There's a difference, however, between writing for publication and writing for oneself. I can hop between the two styles quite easily. Which may have been what your editor was trying to get at.

But blogging's a great medium for finding your own voice. Keep it up.

And, for the record, I've always thought Matador U sounds like a total crock of shit... This confirms that gut instinct.

Jim said...

Hi Natalie. I think that's the crux of it - finding the style one is comfortable with. I had occasion to re-visit the first ever post I made here, and apart from tidying up punctuation, the 'voice' I fell into immediately like old socks or comfy undies. So that's me. I won't try and write for others.

Jim said...

Hi Theodora, great to see you here.
To be fair, the MatadorU course offers a terrific amount, and is a way for many to learn much to base future writing careers on. I'm learning a lot. So I'm prepared to admit the problem is more with myself and my attitude. I actually made that clear when I intro'd myself on the forum- that I'd find it hard to change my attitude.
I've been responsible for my own life in every way since 1969 Well as much as responsibilities to a wife allows :-)- but walked out of being employed to starting my own business, being the employer and making my own decisions (which worked out well.
So to place myself in a position where others critique me is difficult.
But I have enough nouse to know that when I throw my toys out of the cot, to choose those that bounce or are unbreakable.
So upshot is I have re-written Kubu Island a la Barbara's suggestion and it is a better piece.
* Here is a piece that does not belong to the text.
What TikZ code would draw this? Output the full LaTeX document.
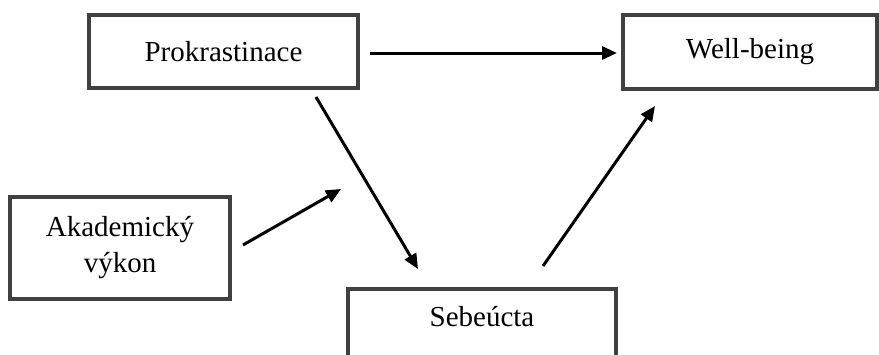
\documentclass[tikz,border=0pt]{standalone}
\usepackage{fontspec}
\setmainfont{Liberation Serif}
\usetikzlibrary{arrows.meta}
\definecolor{boxgray}{HTML}{404040}
\begin{document}
\begin{tikzpicture}[x=1pt,y=-1pt,
  box/.style={draw=boxgray, line width=3.5pt, fill=white, inner sep=0pt,
    font=\fontsize{29}{36}\selectfont, align=center},
  arr/.style={line width=3pt, -{Triangle[length=15pt,width=13pt]}}]
\useasboundingbox (0,0) rectangle (879,354);
\clip (0,0) rectangle (879,354);
\node[box, minimum width=269pt, minimum height=73pt] (prok) at (223.5,51.5) {Prokrastinace};
\node[box, minimum width=254pt, minimum height=74pt] (wb) at (750,52) {Well-being};
\node[box, minimum width=220pt, minimum height=102pt] (akad) at (120,248) {Akademický\\výkon};
\node[box, minimum width=268pt, minimum height=70pt, anchor=north] (sebbox) at (482,287) {};
\node[font=\fontsize{29}{36}\selectfont] (seb) at (482,317) {Sebeúcta};
\coordinate (a1) at (370,53);
\coordinate (a2) at (617,53);
\coordinate (b1) at (316,97);
\coordinate (b2) at (418,269);
\coordinate (c1) at (243,245);
\coordinate (c2) at (341,189);
\coordinate (d1) at (543,266);
\coordinate (d2) at (655,106);
\draw[arr] (a1) -- (a2);
\draw[arr] (b1) -- (b2);
\draw[arr] (c1) -- (c2);
\draw[arr] (d1) -- (d2);
\end{tikzpicture}
\end{document}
I guess the editor is correct in chucking the first back back.

Maria Alexandra said...

I think travel writing *must* be a mix of perception and reality. It is is just reality, I agree with you: It is simply dull. What I don't understand is why MatadorU seems to be "sponsoring" this kind of dull writing? For what? So the web is full of dry "to do" lists and whatnot? Sounds like Travel Armageddon to me! =/

Needless to say, great post!

Jools said...

Hi Jim

I'm afraid I'm going to be boring and chime in with my agreement here too. If making money from travel writing is not your goal - and I think I remember that's def the case with your good self - then there's no need to trouble yourself with writing for a particular format's received wisdom. I'm not sure of the context but I'd guess that matador is trying to deliver on its promise (not literal!) to turn its students into writers getting commissions from websites/magazines etc. But the longer form, more personal work is always a more int read and you seem to have that down, so all power to yer elbow I say!

Jim said...

Thanks Jools. You're right. The discussion has helped re-focus my attitude.
So I better just concentrate on doing what I want to do but better!